The conventional wisdom on this subject has maintained that Israelis must be reassured of their security to accept the compromises necessary for a peace accord. If threatened by sanctions or criticism seen by them as intended to challenge Israel’s legitimacy, they will only harden their position and adopt a bunker mentality. It is useless wisdom, not because it is a false description of the Israeli reaction to outside pressure, but rather because the Israeli government acts no differently when no one is threatening it and when its interlocutors are moderates who unequivocally oppose violence and seek to come to an accommodation with Israel.

As noted above, that is how Israeli governments have acted since 2002 when the Arab countries offered to normalize relations with Israel, and that is how they continue to act even as terrorist threats have been largely eliminated in the West Bank—in great part because of the Palestinians’ own efforts led by Palestinian Authority Prime Minister Salam Fayyad.
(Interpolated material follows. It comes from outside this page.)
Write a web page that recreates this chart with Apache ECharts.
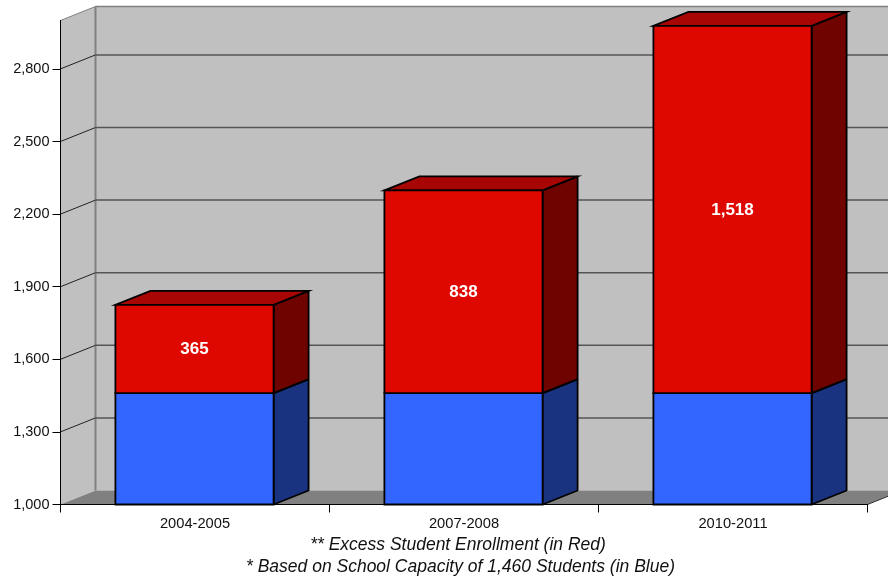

As a result of this US-supported intransigence, there is now a growing openness by other members of the international community to bypass the US and pursue new avenues that offer greater hope for ending Israel’s occupation and creating a Palestinian state. President Nicolas Sarkozy of France, for example, openly rejected America’s position in his address to the UN immediately following Obama’s speech. Russia was never fully aboard, and neither Egypt, nor Jordan, nor Saudi Arabia will again defer to America on this issue, as they have in the past. What hope there is now for rescuing a two-state solution rests with this emerging disillusionment with America’s leadership of the peace process and with the international community’s new openness to measures—by governments and civil society—that are far more likely to change Israel’s cost/benefit calculations for its colonial ambitions.

This new international backing for the Palestinians could easily be compromised, however, if Abbas is not more careful with his rhetoric. Having recognized the State of Israel within its internationally recognized 1967 lines, it is one thing for him to refuse to pronounce further on the Jewish character of the State of Israel, as Israeli leaders have asked him to do. However, his omission, in his UN speech, of any mention of a Jewish historical connection to the Holy Land while citing the Christian and Muslim connections prompts mistrust in the Palestinian leadership and risks the loss of international support.

It must also be stressed that the international support for the Palestinian cause manifested at the UN will not bring about significant change if it does not continue to be inspired by Palestinians themselves. It was Abbas’ speech, daring to say “no” to the US (and to the hapless Quartet) that brought his audience at the UN repeatedly to its feet. In turn, it transformed Abbas’ own image from that of a passive politician trying to live up to Israel’s standards for an acceptable “peace partner” into a courageous leader of a national liberation movement.

If Palestinians are to retain their painfully acquired support, Abbas must develop and implement effective strategies for non-violent Palestinian resistance that will hold the world’s attention and turn the “Palestinian Spring” he promised in his speech from slogan to reality.